Writing last week on UKIP Daily, Mike Baldock made the case for UKIP being the libertarian party in modern British politics. Although he hails from a left-wing world-view whereas I lean more to the right, I think he’s correct. We both are united in libertarianism (even if our strands of libertarianism look quite foreign to each other). Which is why I say to liberals or libertarians in the other parties: recognise that you have lost the battle within your historic political home. The three other main parties may still pay the occasional lip-service to liberal ideals, and you may have had very good reasons for joining them when you were 18. But the leadership of all three of those parties are now undeniably statist in their actions and in their planned policies.
Under a Conservative-led government, we are getting a corporatist, Keynesian economic agenda. All three parties are united in their desire to remain within the socialist behemoth that is the European Union.
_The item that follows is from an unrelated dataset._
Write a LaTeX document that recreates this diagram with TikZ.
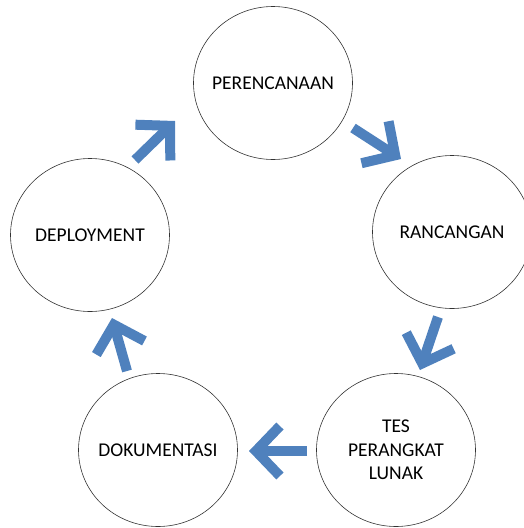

All three are united in their continued worship at the altar of climate change.
All three are dragging their more liberally minded members along with them, in a direction in which those members don’t wish to go.
As the factors that are causing the libertarian / statist discussion to rise to the fore continue to make themselves felt ever more forcefully, we are going to see much more disagreement and discord within those three parties, with UKIP the likely beneficiary as libertarian people recognise that their leadership has abandoned them. Yet as the Western world is about to run out of money, the libertarian across the spectrum must triumph if our nations are to survive. We have all fallen foul of the old Chinese curse: we live in interesting times.